Estate Planning

Estate Planning means getting your affairs in order, before it’s too late, before death or incapacity occurs.
Proper estate planning allows you to:

  • Name an agent under a power of attorney so that person can act on your behalf if you are unable to do so
  • Name someone that you know and trust, that will raise your minor children if you are unable to do so
  • Protect the assets that your spouse, children or other beneficiaries inherit from you
  • Distribute your estate with minimum aggravation and expense
  • Minimize estate and transfer taxes and waive bond

Since no two situations are ever the same, each estate plan must be tailored to your specific needs. To make your estate planning experience as pleasant as possible, follow these steps:

Choose your estate planning team.

Your estate planning team should include your attorney, and if appropriate, members of your family, your accountant, your financial planner, your life insurance agent, your trust officer, and the representative of your favorite charity. The members of your team can then work closely together to preserve your estate and pass it on to your beneficiaries with minimal taxes, aggravation and expense.

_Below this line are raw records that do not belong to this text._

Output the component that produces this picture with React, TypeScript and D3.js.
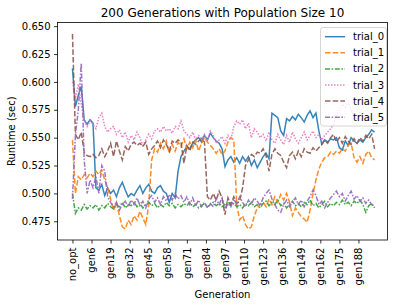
import React from 'react';
import * as d3 from 'd3';
import { useEffect, useRef } from 'react';

// x positions are category indices (no_opt = 0), sampled every 2nd generation
const step = 2;

const tickLabels = ['no_opt', 'gen6', 'gen19', 'gen32', 'gen45', 'gen58', 'gen71', 'gen84',
    'gen97', 'gen110', 'gen123', 'gen136', 'gen149', 'gen162', 'gen175', 'gen188'];
const tickEvery = 13;

const yTicks = [0.475, 0.5, 0.525, 0.55, 0.575, 0.6, 0.625, 0.65];

const trial0 = [0.612, 0.578, 0.588, 0.596, 0.566, 0.562, 0.566, 0.563, 0.505, 0.503,
    0.508, 0.498, 0.505, 0.500, 0.503, 0.497, 0.505, 0.510, 0.503, 0.497,
    0.500, 0.498, 0.503, 0.507, 0.500, 0.505, 0.508, 0.502, 0.500, 0.505,
    0.507, 0.502, 0.500, 0.492, 0.500, 0.496, 0.520, 0.533, 0.538, 0.542,
    0.540, 0.545, 0.548, 0.550, 0.546, 0.552, 0.548, 0.554, 0.550, 0.547,
    0.545, 0.540, 0.524, 0.530, 0.533, 0.528, 0.532, 0.527, 0.533, 0.529,
    0.533, 0.525, 0.530, 0.523, 0.528, 0.533, 0.536, 0.531, 0.572, 0.570,
    0.568, 0.556, 0.552, 0.567, 0.565, 0.569, 0.566, 0.571, 0.568, 0.564,
    0.570, 0.574, 0.568, 0.572, 0.556, 0.544, 0.548, 0.546, 0.549, 0.548,
    0.550, 0.541, 0.539, 0.547, 0.543, 0.550, 0.547, 0.545, 0.548, 0.546,
    0.550, 0.553, 0.557, 0.555];

const trial1 = [0.548, 0.500, 0.515, 0.512, 0.517, 0.514, 0.518, 0.515, 0.520, 0.517,
    0.521, 0.512, 0.505, 0.495, 0.485, 0.492, 0.480, 0.470, 0.468, 0.476,
    0.472, 0.480, 0.476, 0.484, 0.478, 0.472, 0.490, 0.530, 0.540, 0.537,
    0.545, 0.540, 0.547, 0.536, 0.544, 0.538, 0.546, 0.542, 0.549, 0.540,
    0.546, 0.541, 0.548, 0.538, 0.545, 0.550, 0.546, 0.543, 0.540, 0.536,
    0.540, 0.535, 0.538, 0.546, 0.550, 0.548, 0.490, 0.476, 0.480, 0.472,
    0.468, 0.470, 0.480, 0.487, 0.490, 0.492, 0.488, 0.495, 0.490, 0.497,
    0.492, 0.499, 0.494, 0.500, 0.492, 0.480, 0.487, 0.483, 0.479, 0.477,
    0.474, 0.485, 0.500, 0.512, 0.522, 0.528, 0.532, 0.533, 0.537, 0.535,
    0.538, 0.536, 0.540, 0.538, 0.543, 0.545, 0.532, 0.528, 0.533, 0.527,
    0.535, 0.538, 0.532, 0.530];

const trial2 = [0.500, 0.482, 0.487, 0.485, 0.490, 0.486, 0.489, 0.487, 0.490, 0.485,
    0.489, 0.487, 0.491, 0.488, 0.486, 0.490, 0.488, 0.492, 0.487, 0.490,
    0.489, 0.492, 0.488, 0.491, 0.487, 0.490, 0.492, 0.489, 0.491, 0.487,
    0.490, 0.488, 0.492, 0.489, 0.491, 0.487, 0.490, 0.488, 0.491, 0.489,
    0.492, 0.488, 0.490, 0.487, 0.489, 0.491, 0.488, 0.490, 0.492, 0.489,
    0.491, 0.488, 0.490, 0.493, 0.489, 0.491, 0.488, 0.490, 0.487, 0.491,
    0.489, 0.492, 0.488, 0.490, 0.487, 0.491, 0.493, 0.489, 0.492, 0.490,
    0.494, 0.489, 0.491, 0.487, 0.490, 0.493, 0.489, 0.491, 0.488, 0.492,
    0.490, 0.494, 0.489, 0.491, 0.487, 0.490, 0.493, 0.488, 0.491, 0.489,
    0.492, 0.490, 0.494, 0.490, 0.492, 0.489, 0.493, 0.491, 0.494, 0.490,
    0.483, 0.489, 0.491, 0.487];

const trial3 = [0.600, 0.585, 0.598, 0.580, 0.566, 0.560, 0.565, 0.562, 0.558, 0.568,
    0.572, 0.560, 0.555, 0.558, 0.560, 0.553, 0.557, 0.550, 0.555, 0.546,
    0.552, 0.548, 0.555, 0.550, 0.543, 0.548, 0.553, 0.549, 0.556, 0.558,
    0.555, 0.560, 0.556, 0.558, 0.554, 0.560, 0.558, 0.565, 0.556, 0.553,
    0.550, 0.555, 0.548, 0.552, 0.549, 0.553, 0.547, 0.556, 0.552, 0.545,
    0.548, 0.551, 0.545, 0.552, 0.548, 0.560, 0.565, 0.562, 0.566, 0.558,
    0.563, 0.550, 0.558, 0.555, 0.550, 0.553, 0.547, 0.555, 0.548, 0.545,
    0.553, 0.548, 0.544, 0.552, 0.546, 0.555, 0.549, 0.545, 0.550, 0.555,
    0.548, 0.552, 0.556, 0.550, 0.553, 0.548, 0.552, 0.555, 0.558, 0.562,
    0.570, 0.575, 0.580, 0.577, 0.582, 0.575, 0.570, 0.566, 0.572, 0.568,
    0.565, 0.570, 0.567, 0.562];

const trial4 = [0.643, 0.553, 0.548, 0.555, 0.537, 0.534, 0.533, 0.535, 0.532, 0.534,
    0.540, 0.533, 0.538, 0.545, 0.533, 0.547, 0.538, 0.530, 0.542, 0.538,
    0.544, 0.546, 0.543, 0.545, 0.542, 0.546, 0.535, 0.540, 0.543, 0.547,
    0.541, 0.548, 0.544, 0.538, 0.547, 0.545, 0.548, 0.546, 0.527, 0.543,
    0.538, 0.546, 0.544, 0.547, 0.549, 0.546, 0.497, 0.494, 0.500, 0.494,
    0.502, 0.496, 0.481, 0.496, 0.490, 0.497, 0.491, 0.493, 0.505, 0.525,
    0.530, 0.535, 0.533, 0.537, 0.536, 0.540, 0.534, 0.520, 0.535, 0.540,
    0.536, 0.534, 0.528, 0.523, 0.534, 0.537, 0.531, 0.538, 0.533, 0.540,
    0.537, 0.536, 0.541, 0.538, 0.541, 0.544, 0.548, 0.545, 0.550, 0.553,
    0.546, 0.550, 0.545, 0.551, 0.547, 0.544, 0.549, 0.545, 0.550, 0.547,
    0.552, 0.549, 0.553, 0.540];

const trial5 = [0.495, 0.552, 0.575, 0.617, 0.530, 0.500, 0.512, 0.505, 0.515, 0.500,
    0.525, 0.520, 0.497, 0.492, 0.488, 0.492, 0.485, 0.490, 0.493, 0.488,
    0.494, 0.490, 0.496, 0.489, 0.493, 0.487, 0.495, 0.498, 0.492, 0.496,
    0.490, 0.497, 0.493, 0.499, 0.494, 0.500, 0.495, 0.498, 0.492, 0.497,
    0.490, 0.496, 0.489, 0.494, 0.488, 0.492, 0.487, 0.491, 0.488, 0.495,
    0.490, 0.496, 0.486, 0.491, 0.488, 0.495, 0.490, 0.497, 0.492, 0.488,
    0.494, 0.490, 0.496, 0.493, 0.489, 0.496, 0.500, 0.503, 0.495, 0.490,
    0.485, 0.483, 0.490, 0.494, 0.488, 0.492, 0.496, 0.490, 0.494, 0.488,
    0.493, 0.497, 0.503, 0.498, 0.490, 0.493, 0.487, 0.492, 0.496, 0.499,
    0.502, 0.497, 0.500, 0.493, 0.498, 0.502, 0.495, 0.498, 0.493, 0.496,
    0.491, 0.494, 0.490, 0.489];

const seriesNames = ['trial_0', 'trial_1', 'trial_2', 'trial_3', 'trial_4', 'trial_5'];
const seriesValues = [trial0, trial1, trial2, trial3, trial4, trial5];
const colours = ['#1f77b4', '#ff7f0e', '#2ca02c', '#e377c2', '#8c564b', '#9467bd'];
const dashes = ['', '5.5,2.2', '5,1.6,1.6,1.6', '1.5,1.5', '5.5,2.2', '5,1.6,1.6,1.6'];

const width = 398;
const height = 306;

const App = () => {
    const chartRef = useRef<SVGSVGElement | null>(null);

    useEffect((): void => {
        const svg = d3.select(chartRef.current);
        svg.selectAll('*').remove();

        const left = 57.5, right = 387.5, top = 22.5, bottom = 240;

        const xScale = d3.scaleLinear()
            .domain([-10.2, 214.8])
            .range([left, right]);

        const yScale = d3.scaleLinear()
            .domain([0.4582, 0.6533])
            .range([bottom, top]);

        const font = 'DejaVu Sans';

        const line = d3.line<number>()
            .x((d, i) => xScale(i * step))
            .y(d => yScale(d));

        const plot = svg.append('g');
        seriesValues.forEach((vals, s) => {
            plot.append('path')
                .datum(vals)
                .attr('d', line)
                .attr('fill', 'none')
                .attr('stroke', colours[s])
                .attr('stroke-opacity', 0.9)
                .attr('stroke-width', 1.5)
                .attr('stroke-dasharray', dashes[s] || null);
        });

        // frame
        svg.append('rect')
            .attr('x', left)
            .attr('y', top)
            .attr('width', right - left)
            .attr('height', bottom - top)
            .attr('fill', 'none')
            .attr('stroke', '#000')
            .attr('stroke-width', 0.8);

        const yAxis = d3.axisLeft(yScale)
            .tickValues(yTicks)
            .tickSize(3.5)
            .tickPadding(3.5)
            .tickFormat(d => (d as number).toFixed(3));

        const yg = svg.append('g')
            .attr('transform', `translate(${left},0)`)
            .call(yAxis);
        yg.select('.domain').remove();
        yg.selectAll('line').attr('stroke', '#000').attr('stroke-width', 0.8);
        yg.selectAll('text').style('font-family', font).style('font-size', '10px').attr('fill', '#000');

        const xAxis = d3.axisBottom(xScale)
            .tickValues(tickLabels.map((_, i) => i * tickEvery))
            .tickSize(3.5)
            .tickFormat((d, i) => tickLabels[i]);

        const xg = svg.append('g')
            .attr('transform', `translate(0,${bottom})`)
            .call(xAxis);
        xg.select('.domain').remove();
        xg.selectAll('line').attr('stroke', '#000').attr('stroke-width', 0.8);
        xg.selectAll('text')
            .style('font-family', font)
            .style('font-size', '10px')
            .attr('fill', '#000')
            .attr('transform', 'rotate(-90)')
            .attr('x', -7.5)
            .attr('y', 0)
            .attr('dy', '0.32em')
            .style('text-anchor', 'end');

        svg.append('text')
            .attr('x', (left + right) / 2)
            .attr('y', 17)
            .style('text-anchor', 'middle')
            .style('font-family', font)
            .style('font-size', '12px')
            .text('200 Generations with Population Size 10');

        svg.append('text')
            .attr('x', (left + right) / 2)
            .attr('y', 298)
            .style('text-anchor', 'middle')
            .style('font-family', font)
            .style('font-size', '10px')
            .text('Generation');

        svg.append('text')
            .attr('transform', `translate(14.5,${(top + bottom) / 2}) rotate(-90)`)
            .style('text-anchor', 'middle')
            .style('font-family', font)
            .style('font-size', '10px')
            .text('Runtime (sec)');

        // legend
        const lg = svg.append('g');
        lg.append('rect')
            .attr('x', 320.5)
            .attr('y', 27.5)
            .attr('width', 66)
            .attr('height', 98.5)
            .attr('rx', 2.5)
            .attr('fill', '#fff')
            .attr('fill-opacity', 0.8)
            .attr('stroke', '#cccccc')
            .attr('stroke-width', 0.8);

        seriesNames.forEach((name, s) => {
            const y = 36.7 + s * 16.1;
            lg.append('line')
                .attr('x1', 325)
                .attr('x2', 345)
                .attr('y1', y)
                .attr('y2', y)
                .attr('stroke', colours[s])
                .attr('stroke-opacity', 0.9)
                .attr('stroke-width', 1.5)
                .attr('stroke-dasharray', dashes[s] || null);
            lg.append('text')
                .attr('x', 353)
                .attr('y', y)
                .attr('dy', '0.35em')
                .style('font-family', font)
                .style('font-size', '10px')
                .text(name);
        });
    }, []);

    return (
        <svg ref={chartRef} width={width} height={height} style={{ display: 'block', position: 'absolute', left: 0, top: 0 }}></svg>
    );
};

export default App;
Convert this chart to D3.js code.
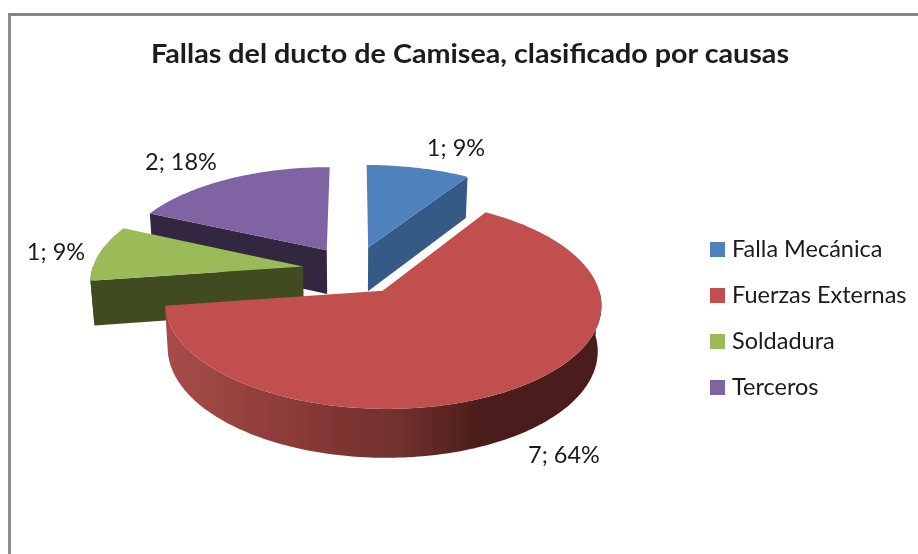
<!DOCTYPE html>
<html>
<head>
<meta charset="utf-8">
<script src="https://cdn.jsdelivr.net/npm/d3@7"></script>
<style>
    html, body { margin: 0; padding: 0; background: #fff; }
    svg { display: block; }
    text { font-family: Lato, "Open Sans", sans-serif; fill: #1a1a1a; }
</style>
</head>
<body>
<div id="chart"></div>
<script>
(function(d3) {

    "use strict";

    var chartTitle = "Fallas del ducto de Camisea, clasificado por causas";
    var categories = ["Falla Mecánica", "Fuerzas Externas", "Soldadura", "Terceros"];
    var values = [1, 7, 1, 2];
    var topColors = ["#4f81bd", "#c0504d", "#9bbb59", "#8064a2"];
    var sideColors = ["#365a85", "#4b1c1a", "#404b20", "#322641"];

    // label centres, the pie does not place them on its bisectors
    var labelX = [456, 564, 56, 181];
    var labelY = [156, 463, 260, 170];

    var width = 918, height = 554;

    // ground plane to screen, perspective is a divide on depth
    var centerX = 354, centerY = 270, perspective = 0.1235, depth = 44.4, explode = 0.245;
    var scaleX = d3.scaleLinear().domain([0, 1]).range([0, 211]);
    var scaleY = d3.scaleLinear().domain([0, 1]).range([0, 98]);

    var svg = d3.select("#chart").append("svg")
        .attr("width", width)
        .attr("height", height);

    var defs = svg.append("defs");

    var rimGradient = defs.append("linearGradient")
        .attr("id", "rimGradient")
        .attr("gradientUnits", "userSpaceOnUse")
        .attr("x1", 170).attr("x2", 600)
        .attr("y1", 0).attr("y2", 0);
    [[0, "#a64c49"], [0.3, "#8a3a37"], [0.55, "#6e2f2d"], [0.72, "#4b1d1b"], [1, "#4b1c1a"]].forEach(function(s) {
        rimGradient.append("stop").attr("offset", s[0]).attr("stop-color", s[1]);
    });

    defs.append("filter").attr("id", "soft")
        .append("feGaussianBlur").attr("stdDeviation", 0.5);

    // frame, open at right and bottom
    svg.append("path")
        .attr("d", d3.line()([[9.5, height], [9.5, 14.5], [width, 14.5]]))
        .attr("fill", "none")
        .attr("stroke", "#868686")
        .attr("stroke-width", 2.8);

    svg.append("text")
        .attr("x", 470)
        .attr("y", 63)
        .attr("text-anchor", "middle")
        .attr("font-size", 26.5)
        .attr("font-weight", 700)
        .attr("textLength", 638)
        .attr("lengthAdjust", "spacingAndGlyphs")
        .attr("filter", "url(#soft)")
        .text(chartTitle);

    var slices = d3.pie().sort(null)(values);
    var total = d3.sum(values);
    var line = d3.line();

    function project(x, y, lower) {
        var w = 1 - perspective * y;
        var px = centerX + scaleX(x) / w;
        var py = centerY + scaleY(y) / w;
        if (lower) {
            px = centerX + (px - centerX) * 0.985;
            py += depth / Math.pow(w, 0.6);
        }
        return [px, py];
    }

    function rimPoint(slice, angle, lower) {
        var mid = (slice.startAngle + slice.endAngle) / 2;
        return project(
            explode * Math.sin(mid) + Math.sin(angle),
            -explode * Math.cos(mid) - Math.cos(angle),
            lower);
    }

    function apexPoint(slice, lower) {
        var mid = (slice.startAngle + slice.endAngle) / 2;
        return project(explode * Math.sin(mid), -explode * Math.cos(mid), lower);
    }

    function arcAngles(start, end) {
        var steps = Math.max(2, Math.ceil((end - start) / 0.02));
        return d3.range(steps + 1).map(function(i) {
            return start + (end - start) * i / steps;
        });
    }

    function radialFace(slice, angle) {
        return [apexPoint(slice), rimPoint(slice, angle), rimPoint(slice, angle, true), apexPoint(slice, true)];
    }

    // back to front: Terceros, Falla Mecánica, Soldadura, Fuerzas Externas
    var paintOrder = [3, 0, 2, 1];
    var pie = svg.append("g").attr("filter", "url(#soft)");

    paintOrder.forEach(function(i) {
        var slice = slices[i];
        var group = pie.append("g").attr("class", "slice");
        var side = sideColors[i];

        // a radial wall shows only if it turns toward the viewer
        if (Math.sin(slice.startAngle) < -0.001) {
            group.append("path").attr("d", line(radialFace(slice, slice.startAngle)) + "Z").attr("fill", side);
        }
        if (Math.sin(slice.endAngle) > 0.001) {
            group.append("path").attr("d", line(radialFace(slice, slice.endAngle)) + "Z").attr("fill", side);
        }

        // outer wall, the front half of the circle only
        var rimStart = Math.max(slice.startAngle, Math.PI / 2);
        var rimEnd = Math.min(slice.endAngle, 3 * Math.PI / 2);
        if (rimEnd > rimStart) {
            var angles = arcAngles(rimStart, rimEnd);
            var upper = angles.map(function(a) { return rimPoint(slice, a); });
            var lower = angles.map(function(a) { return rimPoint(slice, a, true); }).reverse();
            group.append("path")
                .attr("d", line(upper.concat(lower)) + "Z")
                .attr("fill", i === 1 ? "url(#rimGradient)" : side);
        }

        var outline = [apexPoint(slice)].concat(arcAngles(slice.startAngle, slice.endAngle).map(function(a) {
            return rimPoint(slice, a);
        }));
        group.append("path")
            .attr("d", line(outline) + "Z")
            .attr("fill", topColors[i]);
    });

    var labels = svg.append("g").attr("filter", "url(#soft)");
    slices.forEach(function(slice, i) {
        labels.append("text")
            .attr("x", labelX[i])
            .attr("y", labelY[i])
            .attr("text-anchor", "middle")
            .attr("font-size", 23.5)
            .text(slice.value + "; " + Math.round(slice.value / total * 100) + "%");
    });

    var legendY = d3.scalePoint().domain(categories).range([249.5, 387.5]);
    var legend = svg.append("g").attr("filter", "url(#soft)")
        .selectAll("g")
        .data(categories)
        .enter()
        .append("g")
        .attr("transform", function(d) { return "translate(710," + legendY(d) + ")"; });

    legend.append("rect")
        .attr("x", 0)
        .attr("y", -7.5)
        .attr("width", 15)
        .attr("height", 15)
        .attr("fill", function(d, i) { return topColors[i]; });

    legend.append("text")
        .attr("x", 22)
        .attr("y", 7.5)
        .attr("font-size", 23.5)
        .text(function(d) { return d; });

})(d3);
</script>
</body>
</html>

Determine your goals and objectives and gather the necessary information. Make copies of all relevant legal documents such as wills, trusts, powers of attorney, deeds to real estate, beneficiary designations under retirement plans and insurance policies, and other documents showing the ownership of your estate.

Prepare a list naming the beneficiaries of your estate. Also, prepare a list naming the guardian(s) for your minor children, the agent(s) for your power of attorney, the trustee(s) for your trust, the executor(s) for your will, and your healthcare surrogates.

Contact your attorney and if appropriate, the other members of your estate planning team and chose the proper plan to suit your needs.
Basic estate planning is accomplished with such legal documents as a Powers Of Attorney, a Will, or a Trust. Did you know that Powers of Attorney are the most important estate plan documents that you can have because they operate during life and prevent the very expensive nightmare of adult guardianship proceedings.

Properly drafted estate planning documents allow your estate to save taxes, waive surety bond, and avoid probate, if desired. They allow you to name a guardian for your minor children and to protect your beneficiary’s inheritance. Moreover, in the event you are no longer able to take care of yourself, these documents allow your agent to make health care decisions for you and to manage your financial affairs without having a guardian appointed by a court.

How Often Should Legal Documents Be Reviewed?
Although no two situations are exactly alike, it is prudent to review and update legal documents whenever laws change affecting the documents or a major life-change occurs.